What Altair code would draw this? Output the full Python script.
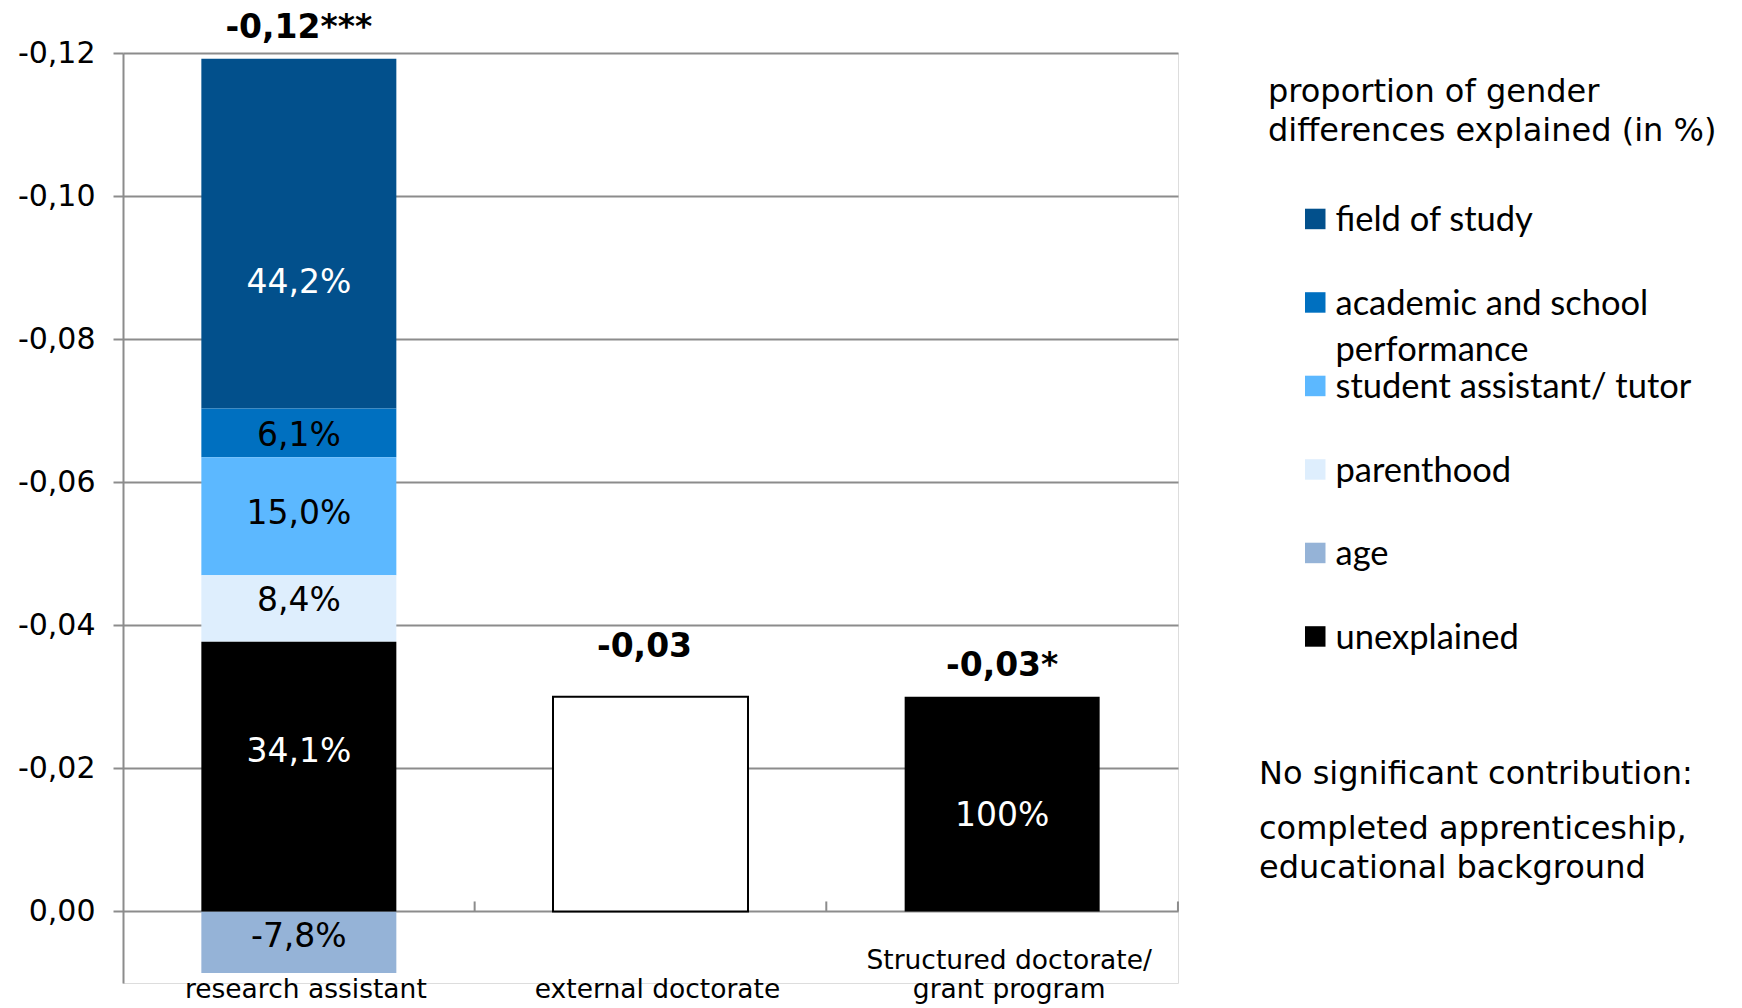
import altair as alt
import pandas as pd

# ---------------- data ----------------
categories = ["research assistant", "external doctorate", "Structured doctorate/ grant program"]

components = ["field of study", "academic and school performance", "student assistant/ tutor",
              "parenthood", "age", "unexplained"]
component_colors = ["#02508C", "#0070C0", "#5CB8FF", "#DEEEFD", "#95B3D7", "#000000"]
# stacking sequence away from zero
stack_sequence = ["unexplained", "parenthood", "student assistant/ tutor",
                  "academic and school performance", "field of study", "age"]

ra_values = [-0.0489, -0.0068, -0.0165, -0.0093, 0.0086, -0.0377]
ra_shares = ["44,2%", "6,1%", "15,0%", "8,4%", "-7,8%", "34,1%"]
# value at which each share label sits in the reference
ra_label_at = [-0.0878, -0.0664, -0.0555, -0.0434, 0.0035, -0.0223]

structured_value = -0.0300
structured_share = "100%"
structured_label_at = -0.0133
external_value = -0.0300

totals = [-0.1192, -0.0300, -0.0300]
total_labels = ["-0,12***", "-0,03", "-0,03*"]

y_ticks = [-0.12, -0.10, -0.08, -0.06, -0.04, -0.02, 0.00]
y_domain = [-0.12, 0.01]

legend_title = ["proportion of gender", "differences explained (in %)"]
note_lines = ["No significant contribution:", "completed apprenticeship,", "educational background"]

# ---------------- tables ----------------
seg_rows = []
for comp, val, share, at in zip(components, ra_values, ra_shares, ra_label_at):
    seg_rows.append({"category": categories[0], "component": comp, "value": val,
                     "share": share, "label_at": at, "rank": stack_sequence.index(comp)})
seg_rows.append({"category": categories[2], "component": "unexplained", "value": structured_value,
                 "share": structured_share, "label_at": structured_label_at,
                 "rank": stack_sequence.index("unexplained")})
segments = pd.DataFrame(seg_rows)

external = pd.DataFrame({"category": [categories[1]], "value": [external_value]})
tot = pd.DataFrame({"category": categories, "total": totals, "label": total_labels})
cats = pd.DataFrame({"category": categories})

FONT = "DejaVu Sans"
GRID = "#8c8c8c"

x_enc = alt.X(
    "category:N", sort=categories,
    scale=alt.Scale(paddingInner=0.4455, paddingOuter=0.2228),
    axis=alt.Axis(title=None, domain=False, ticks=False, tickSize=0, grid=False, labelAngle=0,
                  labelFont=FONT, labelFontSize=26.5, labelColor="black",
                  labelBaseline="line-top", labelLineHeight=29, labelPadding=-37, labelLimit=400,
                  labelOffset=7,
                  labelExpr="indexof(datum.label, '/ ') > 0 ? [slice(datum.label, 0, indexof(datum.label, '/ ') + 1), slice(datum.label, indexof(datum.label, '/ ') + 2)] : ['', datum.label]"),
)
y_scale = alt.Scale(domain=y_domain, reverse=True, nice=False, zero=False)
y_axis = alt.Axis(title=None, values=y_ticks,
                  labelExpr="(datum.value < -0.0001 ? '-' : '') + replace(format(abs(datum.value), '.2f'), '.', ',')",
                  labelFont=FONT, labelFontSize=30, labelColor="black", labelPadding=18,
                  grid=True, gridColor=GRID, gridWidth=2,
                  domainColor=GRID, domainWidth=2,
                  tickColor=GRID, tickWidth=2, tickSize=10)

bars = alt.Chart(segments).mark_bar().encode(
    x=x_enc,
    y=alt.Y("value:Q", scale=y_scale, axis=y_axis, stack="zero"),
    color=alt.Color("component:N",
                    scale=alt.Scale(domain=components, range=component_colors),
                    legend=alt.Legend(
                        title=legend_title, orient="none", legendX=1145, legendY=24,
                        titleFont=FONT, titleFontSize=32, titleFontWeight="normal",
                        titleColor="black", titleLineHeight=39, titlePadding=66,
                        titleLimit=700,
                        labelFont="Lato", labelFontSize=34.5, labelColor="black",
                        labelBaseline="alphabetic", labelLimit=500, labelOffset=3,
                        labelExpr="length(datum.label) > 25 ? [slice(datum.label, 0, lastindexof(datum.label, ' ')), slice(datum.label, lastindexof(datum.label, ' ') + 1)] : datum.label",
                        symbolType="M-1,-2.2H1V-0.2H-1Z", symbolSize=420, symbolStrokeWidth=0,
                        symbolOffset=30, gridAlign="all", rowPadding=2.5, padding=0)),
    order=alt.Order("rank:Q", sort="ascending"),
)

ext_bar = alt.Chart(external).mark_bar(fill="white", stroke="black", strokeWidth=2).encode(
    x=alt.X("category:N", sort=categories),
    y=alt.Y("value:Q"),
)

seg_text = alt.Chart(segments).mark_text(
    font=FONT, fontSize=33, baseline="middle", align="center"
).encode(
    x=alt.X("category:N", sort=categories),
    y=alt.Y("label_at:Q"),
    text="share:N",
    color=alt.condition(
        alt.FieldOneOfPredicate(field="component", oneOf=["field of study", "unexplained"]),
        alt.value("white"), alt.value("black")),
)

top_a = alt.Chart(tot).transform_filter(
    alt.FieldOneOfPredicate(field="category", oneOf=[categories[0], categories[2]])
).mark_text(font=FONT, fontSize=33, fontWeight="bold", baseline="middle", dy=-31, color="black").encode(
    x=alt.X("category:N", sort=categories), y=alt.Y("total:Q"), text="label:N")

top_b = alt.Chart(tot).transform_filter(
    alt.FieldOneOfPredicate(field="category", oneOf=[categories[1]])
).mark_text(font=FONT, fontSize=33, fontWeight="bold", baseline="middle", dy=-50, dx=-6,
            color="black").encode(
    x=alt.X("category:N", sort=categories), y=alt.Y("total:Q"), text="label:N")

ticks = alt.Chart(cats).mark_rule(color=GRID, strokeWidth=2, xOffset=175.8, y2Offset=-10).encode(
    x=alt.X("category:N", sort=categories),
    y=alt.datum(0),
    y2=alt.datum(0),
)

note_layers = []
for line, ypx in zip(note_lines, [721, 776, 815]):
    note_layers.append(
        alt.Chart(pd.DataFrame({"t": [line]})).mark_text(
            font=FONT, fontSize=32, align="left", baseline="middle", color="black"
        ).encode(text="t:N", x=alt.value(1136), y=alt.value(ypx))
    )

chart = alt.layer(bars, ext_bar, ticks, seg_text, top_a, top_b, *note_layers).properties(
    width=1055, height=930,
    autosize=alt.AutoSizeParams(type="none"),
    padding={"left": 123, "top": 53, "right": 564, "bottom": 25},
).configure_view(strokeWidth=0).configure(
    style={"guide-label": {"lineHeight": 46}}
)

chart.save("out.html", embed_options={"renderer": "svg", "actions": False})
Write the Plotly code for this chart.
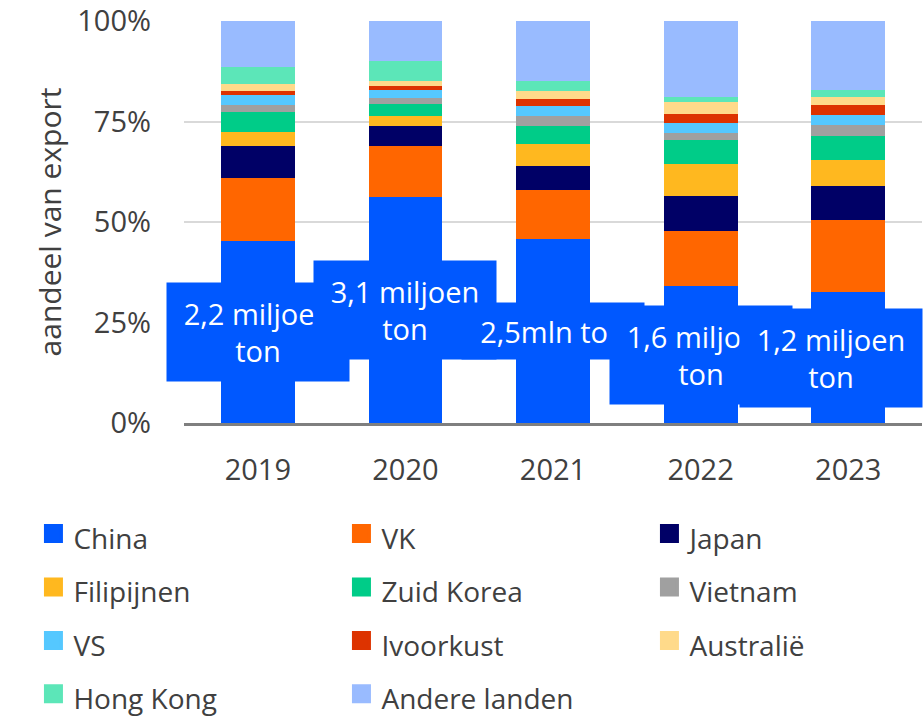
import plotly.graph_objects as go

years = ["2019", "2020", "2021", "2022", "2023"]

countries = ["China", "VK", "Japan", "Filipijnen", "Zuid Korea", "Vietnam",
             "VS", "Ivoorkust", "Australië", "Hong Kong", "Andere landen"]

china = [45.2, 56.1, 45.7, 34.0, 32.5]
vk = [15.8, 12.8, 12.3, 13.8, 17.9]
japan = [7.8, 5.1, 5.9, 8.6, 8.5]
filipijnen = [3.6, 2.4, 5.5, 8.0, 6.5]
zuid_korea = [4.9, 3.0, 4.6, 6.1, 5.9]
vietnam = [1.9, 1.5, 2.4, 1.7, 2.9]
vs = [2.3, 1.9, 2.4, 2.4, 2.3]
ivoorkust = [1.1, 1.0, 1.7, 2.2, 2.5]
australie = [1.7, 1.3, 2.2, 3.0, 2.0]
hong_kong = [4.2, 4.9, 2.5, 1.4, 1.8]
andere = [11.5, 10.0, 14.8, 18.8, 17.2]

series = [china, vk, japan, filipijnen, zuid_korea, vietnam,
          vs, ivoorkust, australie, hong_kong, andere]

colors = ["#0058FF", "#FF6600", "#000066", "#FFB81F", "#00CC88", "#A0A0A0",
          "#55C8FF", "#DD3300", "#FFDA8A", "#5CE6B8", "#99BBFF"]

volume_labels = ["2,2 miljoen<br>ton", "3,1 miljoen<br>ton", "2,5mln ton",
                 "1,6 miljoen<br>ton", "1,2 miljoen<br>ton"]

TEXT = "#404040"
FONT = "Open Sans"

fig = go.Figure()
for name, vals, col in zip(countries, series, colors):
    fig.add_trace(go.Bar(x=years, y=vals, name=name,
                         marker=dict(color=col, line=dict(width=0)),
                         showlegend=False))

# legend entries (larger square swatches)
for name, col in zip(countries, colors):
    fig.add_trace(go.Scatter(
        x=[years[0]], y=[None], mode="markers",
        name='<span style="font-size:28px">' + name + '</span>',
        marker=dict(symbol="square", size=16, color=col, line=dict(color=col, width=3)),
        showlegend=True, hoverinfo="skip"))

# volume labels inside China segment (x given as category index)
for i, lab in enumerate(volume_labels):
    two = "<br>" in lab
    fig.add_annotation(
        x=i, y=china[i] / 2, xref="x", yref="y", text=lab, showarrow=False,
        bgcolor="#0058FF", width=182, height=98 if two else 56, borderpad=0,
        font=dict(family=FONT, size=29, color="white"), align="center",
        xshift=-17 if i == len(volume_labels) - 1 else 0)

fig.update_layout(
    width=924, height=726,
    margin=dict(l=184, r=2, t=21, b=303, autoexpand=False),
    barmode="stack", bargap=0.5,
    plot_bgcolor="white", paper_bgcolor="white",
    font=dict(family=FONT, color=TEXT),
    legend=dict(orientation="h", x=-0.204, xanchor="left", y=-0.196, yanchor="top",
                entrywidth=263, entrywidthmode="pixels", traceorder="normal",
                itemsizing="trace", font=dict(size=38.8, color=TEXT, family=FONT)),
    xaxis=dict(type="category", range=[-0.5, 4.5], autorange=False,
               showline=True, linecolor="#7F7F7F", linewidth=3,
               ticks="", tickfont=dict(size=29, color=TEXT), ticklabelstandoff=19,
               showgrid=False),
    yaxis=dict(range=[0, 100], autorange=False, tickvals=[0, 25, 50, 75, 100],
               ticktext=["0%", "25%", "50%", "75%", "100%"], tickmode="array",
               showgrid=True, gridcolor="#D9D9D9", gridwidth=2, zeroline=False,
               showline=False, ticks="", tickfont=dict(size=29, color=TEXT),
               ticklabelstandoff=32,
               title=dict(text="aandeel van export", font=dict(size=30, color=TEXT), standoff=6)),
)

fig.write_html("out.html")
--------------------------------
- [Set task]: Any pictures should be left out. Reproduce every line from the one holding "Write the Plotly code for this chart." down to the one holding "showlegend=False))", both of those lines included.

- [Complete answer]:
Write the Plotly code for this chart.
import plotly.graph_objects as go

years = ["2019", "2020", "2021", "2022", "2023"]

countries = ["China", "VK", "Japan", "Filipijnen", "Zuid Korea", "Vietnam",
             "VS", "Ivoorkust", "Australië", "Hong Kong", "Andere landen"]

china = [45.2, 56.1, 45.7, 34.0, 32.5]
vk = [15.8, 12.8, 12.3, 13.8, 17.9]
japan = [7.8, 5.1, 5.9, 8.6, 8.5]
filipijnen = [3.6, 2.4, 5.5, 8.0, 6.5]
zuid_korea = [4.9, 3.0, 4.6, 6.1, 5.9]
vietnam = [1.9, 1.5, 2.4, 1.7, 2.9]
vs = [2.3, 1.9, 2.4, 2.4, 2.3]
ivoorkust = [1.1, 1.0, 1.7, 2.2, 2.5]
australie = [1.7, 1.3, 2.2, 3.0, 2.0]
hong_kong = [4.2, 4.9, 2.5, 1.4, 1.8]
andere = [11.5, 10.0, 14.8, 18.8, 17.2]

series = [china, vk, japan, filipijnen, zuid_korea, vietnam,
          vs, ivoorkust, australie, hong_kong, andere]

colors = ["#0058FF", "#FF6600", "#000066", "#FFB81F", "#00CC88", "#A0A0A0",
          "#55C8FF", "#DD3300", "#FFDA8A", "#5CE6B8", "#99BBFF"]

volume_labels = ["2,2 miljoen<br>ton", "3,1 miljoen<br>ton", "2,5mln ton",
                 "1,6 miljoen<br>ton", "1,2 miljoen<br>ton"]

TEXT = "#404040"
FONT = "Open Sans"

fig = go.Figure()
for name, vals, col in zip(countries, series, colors):
    fig.add_trace(go.Bar(x=years, y=vals, name=name,
                         marker=dict(color=col, line=dict(width=0)),
                         showlegend=False))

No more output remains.